1 Il y a tant de jours que j'ai écrit ce qui précède, sans
que j'aie eu le loisir de m'y remettre, que si je voulais savoir où j'en
suis, il faudrait me relire. Pour ne pas perdre de temps, je vais dire ce qui
se présentera à mon esprit, sans me préoccuper d'y mettre
de l'ordre. Les personnes qui ont un esprit ordonné, les âmes exercées
et capables d'être face à elles-mêmes, ont à leur
disposition des livres excellents écrits par des gens de talent ; elles
se tromperaient donc en tenant compte de ce que je pourrais dire sur l'oraison
; je le répète, elles ont des livres où sont répartis
pour chaque jour de la semaine les scènes de la sainte Passion, ainsi
que d'autres méditations sur le jugement, l'enfer, notre néant
et les grâces que Dieu nous accorde ; tous contiennent une doctrine excellente
et des indications précises pour le commencement et la fin de l'oraison.
A celles qui peuvent suivre ce mode d'oraison et y sont déjà habituées,
je n'ai rien à dire : par un si bon chemin le Seigneur les conduira au
port de la lumière, et avec de tels débuts, la fin sera excellente.
Tous ceux qui pourront suivre ce chemin marcheront dans la paix et la sécurité,
car l'entendement une fois fixé, on éprouve un sentiment de repos.
2 Mais il est un autre point dont je voudrais parler, afin de proposer un remède,
si Dieu m'accorde d'y réussir (et sinon, je voudrais du moins que vous
compreniez que beaucoup d'âmes passent par cette épreuve, et que
vous ne vous affligiez pas si, au début, vous en traversez, mais au contraire
y puisiez quelque réconfort) ; il y a des âmes et des esprits si
déréglés qu'ils ressemblent à des chevaux emballés
que personne ne peut arrêter : ils vont tantôt par ici, tantôt
par là, dans une agitation continuelle.

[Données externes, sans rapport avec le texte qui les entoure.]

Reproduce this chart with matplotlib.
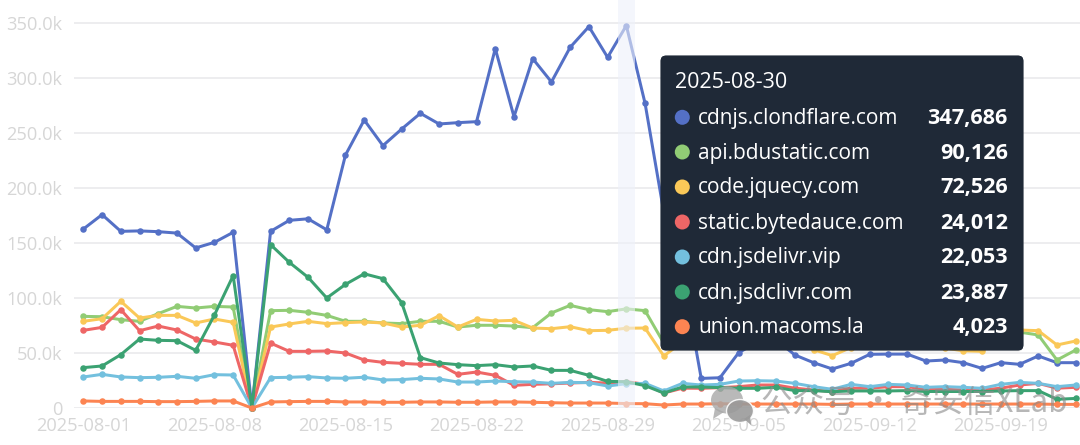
import matplotlib
matplotlib.use("Agg")
import matplotlib.pyplot as plt
from matplotlib.patches import FancyBboxPatch, Ellipse, Polygon, Circle
import matplotlib.patheffects as pe
import pandas as pd

W, H = 1080, 445
plt.rcParams['font.family'] = ['Open Sans', 'DejaVu Sans']

dates = pd.date_range('2025-08-01', periods=54).strftime('%Y-%m-%d').tolist()
tick_labels = ['2025-08-01', '2025-08-08', '2025-08-15', '2025-08-22', '2025-08-29',
               '2025-09-05', '2025-09-12', '2025-09-19']
y_ticks = [0, 50, 100, 150, 200, 250, 300, 350]

cdnjs = [162.7, 175.8, 160.6, 161, 160.3, 159, 145.5, 150.6, 159.7, 0, 160.6, 170.6, 172, 162, 230,
         261.8, 238.5, 253.6, 267.9, 258.2, 259.4, 260.3, 326.7, 264.8, 317.6, 296.4, 327.9, 346.7,
         318.8, 347.686, 277, 178, 122, 26.9, 27.5, 50.3, 60, 62, 48.2, 41.2, 35.5, 40.6, 48.8, 49,
         49, 42.7, 43.6, 41.2, 36, 41.2, 39.7, 47.3, 41.2, 41.2]
bdustatic = [83.3, 83, 80.3, 78.8, 85.8, 92.4, 90.9, 92.4, 91.8, 0, 88.5, 88.8, 87, 84.2, 78.8,
             78.8, 77.3, 76.7, 78.8, 78.8, 73.6, 75.2, 75.2, 74.5, 73, 86.4, 93.3, 89.4, 87.6,
             90.126, 88.5, 59, 62, 66, 68, 70, 70, 68, 66, 62, 58, 60, 66, 68, 68, 66, 64, 62, 64,
             68, 69, 66.4, 43.6, 52.7]
jquecy = [78.8, 81.2, 97, 81.8, 84.2, 84.2, 77.3, 80.9, 77.9, 0, 73.6, 76.4, 78.8, 76.7, 77.6,
          78.2, 77.3, 73.6, 75.2, 83.9, 73.6, 80.6, 79.1, 79.7, 72.7, 72.1, 73.9, 70.3, 70.6,
          72.526, 72.7, 47.3, 60, 64, 64, 66, 66, 64, 60, 53, 47.6, 55, 62, 64, 60, 56, 54.5, 52,
          51.5, 66, 70.9, 70.3, 57.3, 60.9]
bytedauce = [70.6, 73.3, 89.4, 70.3, 74.5, 70.9, 62.7, 60, 57, 0, 59, 51.5, 51.5, 51.8, 50,
             43.6, 41.5, 40.6, 39.7, 39.7, 30.6, 32.7, 29.7, 20.6, 21.5, 22, 22.7, 23.3, 22.7,
             24.012, 21.5, 13.6, 18, 17.9, 18.5, 19.4, 20.9, 20.9, 18, 16.4, 14.8, 18, 18, 19.4,
             19.4, 17, 17, 16.4, 16.4, 18, 20.9, 22.4, 18, 18.8]
jsdelivr = [28.2, 30.6, 28.2, 27.6, 27.9, 28.8, 27, 30.3, 30, 0, 27.6, 27.9, 28.5, 27.3, 27,
            28, 25.5, 25.8, 27, 26.4, 23.6, 23.6, 24.5, 23.9, 23.6, 22.4, 23.3, 23, 20,
            22.053, 22.4, 15.5, 22.4, 20.9, 21.5, 24.5, 24.8, 24.5, 22.4, 19.4, 17, 21.5, 19.4,
            21.5, 20.9, 18.8, 19.4, 18.8, 17.9, 21.5, 23.3, 22.4, 19.4, 20.9]
jsdclivr = [36.7, 38.2, 48.5, 62.7, 61.5, 61.2, 52.4, 84.5, 120.3, 0, 148.5, 132.4, 118.8, 100, 112.4,
            122, 117.6, 95.8, 45.8, 40.9, 39.4, 38.5, 39.4, 37.3, 38.2, 34.2, 34.2, 29.7, 24.2,
            23.887, 20.3, 13.6, 19.1, 19.1, 18.5, 17.9, 17.9, 18.8, 15.8, 15.8, 14.8, 15.5, 15.5,
            15.5, 15.8, 15, 15, 15, 15, 15.5, 15.8, 15.8, 7.9, 8.7]
macoms = [6.4, 6, 6, 6, 5.8, 5.8, 6, 6.4, 6.4, 0, 5.5, 5.8, 6, 6, 5.5,
          5.5, 5.2, 5.2, 5.5, 5.5, 5.2, 5.2, 5.5, 5.5, 5.2, 4.8, 4.5, 4.5, 4.5,
          4.023, 3.9, 2.7, 3.6, 3.6, 3.9, 3.6, 3.6, 3.6, 3.6, 3.6, 3.3, 3.6, 3.6, 3.6,
          3.6, 3.6, 3.6, 3.6, 3.6, 3.6, 3.6, 3.6, 3.3, 3.3]

names = ['cdnjs.clondflare.com', 'api.bdustatic.com', 'code.jquecy.com', 'static.bytedauce.com',
         'cdn.jsdelivr.vip', 'cdn.jsdclivr.com', 'union.macoms.la']
series = [cdnjs, bdustatic, jquecy, bytedauce, jsdelivr, jsdclivr, macoms]
colors = ['#5470C6', '#91CC75', '#FAC858', '#EE6666', '#73C0DE', '#3BA272', '#FC8452']
tip_date = '2025-08-30'
tip_values = ['347,686', '90,126', '72,526', '24,012', '22,053', '23,887', '4,023']

px = 0.72  # points per pixel at dpi 100
fig = plt.figure(figsize=(W / 100, H / 100), dpi=100, facecolor='white')
ax = fig.add_axes([74 / W, (H - 408) / H, (W - 74) / W, 408 / H])
xs = list(range(len(dates)))
ax.set_xlim(-0.5, 53.23)
ax.set_ylim(0, 408 / 1.1)
for s in ax.spines.values():
    s.set_visible(False)
ax.set_yticks(y_ticks)
ax.set_yticklabels(['0'] + [f'{v}.0k' for v in y_ticks[1:]])
ax.set_xticks([dates.index(t) for t in tick_labels])
ax.set_xticklabels(tick_labels)
ax.tick_params(axis='both', length=0, labelsize=18.3 * px, labelcolor='#d6d6d6')
ax.tick_params(axis='y', pad=8.5)
ax.tick_params(axis='x', pad=6.5)
ax.grid(axis='y', color='#e8e8ea', lw=1.5 * px)
ax.set_axisbelow(True)

for vals, c in zip(series, colors):
    ax.plot(xs, vals, color=c, lw=3 * px, marker='o', ms=6.5 * px, mew=0, zorder=3,
            solid_joinstyle='round', clip_on=False)

hi = dates.index(tip_date)
ax.axvspan(hi - 0.47, hi + 0.47, color='#eef1fa', alpha=0.6, lw=0, zorder=4)

# canvas overlay in pixel coordinates, y measured from the top
ov = fig.add_axes([0, 0, 1, 1], facecolor='none')
ov.set_xlim(0, W)
ov.set_ylim(H, 0)
ov.axis('off')

# watermark
wm = '#8c8c8c'
ov.add_patch(Ellipse((727, 400), 32, 27, color='#a8a8a8', alpha=0.8, lw=0, zorder=5))
ov.add_patch(Polygon([[715, 408], [713, 419], [724, 412]], color='#a8a8a8', alpha=0.8, lw=0, zorder=5))
ov.add_patch(Ellipse((740, 411), 27, 23, color='#9a9a9a', alpha=0.9, ec='white', zorder=5))
ov.add_patch(Polygon([[744, 419], [751, 425], [750, 415]], color='#9a9a9a', alpha=0.9, lw=0, zorder=5))
ov.text(761, 403, '公众号 · 奇安信XLab', color=wm, alpha=0.62, fontsize=31.5 * px, va='center', ha='left',
        family=['Noto Sans CJK SC', 'DejaVu Sans'], zorder=6)

# tooltip
box = FancyBboxPatch((665, 60), 354, 286, boxstyle='round,pad=4,rounding_size=5', fc='#1F2937', ec='#1F2937',
                     lw=0.5, zorder=10,
                     path_effects=[pe.withSimplePatchShadow(offset=(0, -1), shadow_rgbFace='#000000', alpha=0.12),
                                   pe.Normal()])
ov.add_patch(box)
ov.text(675, 83, tip_date, color='white', fontsize=21.5 * px, va='center', ha='left', zorder=11)
row_y = [117.3, 152, 187, 222, 257, 292, 326.7]
for y, n, v, c in zip(row_y, names, tip_values, colors):
    ov.add_patch(Circle((682.3, y), 7.5, fc=c, ec='none', zorder=11))
    ov.text(698.3, y + 1, n, color='white', fontsize=20.9 * px, va='center', ha='left', zorder=11)
    ov.text(1007.7, y + 1, v, color='white', fontsize=21.6 * px, va='center', ha='right', fontweight='bold', zorder=11)

fig.savefig('out.png', dpi=100)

Et si un cavalier habile monté
sur un tel cheval ne met pas toujours sa vie en danger, cela arrive quelquefois
; en admettant qu'il soit sûr de ne pas exposer sa vie, il ne l'est pas
d'avoir bonne grâce sur sa monture, aussi va-t-il toujours avec beaucoup
de difficulté. J'éprouve la plus vive compassion pour les âmes
qui, soit que cela provienne de leur nature, soit que Dieu le permette ainsi,
procèdent ainsi ; elles me font l'effet de personnes qui ont une grande
soif et voient l'eau de très loin, mais quand elles veulent en approcher,
elles trouvent quelqu'un qui leur barre le chemin à l'entrée,
au milieu et à la fin. Il arrive qu'après avoir vaincu avec beaucoup
de peine - une très grande peine - les premiers ennemis, elles se laissent
vaincre par les seconds, et préfèrent mourir de soif plutôt
que de boire une eau qui doit leur coûter si cher. L'énergie leur
manque, le courage les abandonne. Si quelques-unes en ont assez pour vaincre
les seconds ennemis, la force leur fait défaut devant les troisièmes
; et peut-être n'étaient-elles qu'à deux pas de la source
d'eau vive dont le Seigneur a dit à la Samaritaine que " celui qui
en boira n'aura plus jamais soif ". Oh ! comme ces paroles sont justes
et vraies - ne sortent-elles pas de la bouche de la Vérité même
? - car l'âme qui boit de cette eau n'a plus jamais soif des choses de
cette vie 130 ! (quoique sa soif pour les choses de l'autre vie croisse bien
au-delà de ce que la soif naturelle nous permet d'imaginer). Mais comme
l'âme désire brûler de cette soif ! C'est qu'elle en comprend
tout le prix, car pour terrible et épuisante que soit cette soif, elle
apporte avec elle un soulagement qui l'apaise, de sorte qu'elle éteint
seulement le désir des choses terrestres ; elle rassasie l'âme,
et lorsque Dieu étanche cette soif, la plus grande grâce qu'il
puisse faire à l'âme, c'est de la laisser encore tout altérée
; ainsi, elle éprouve un désir toujours plus grand de redemander
de cette eau.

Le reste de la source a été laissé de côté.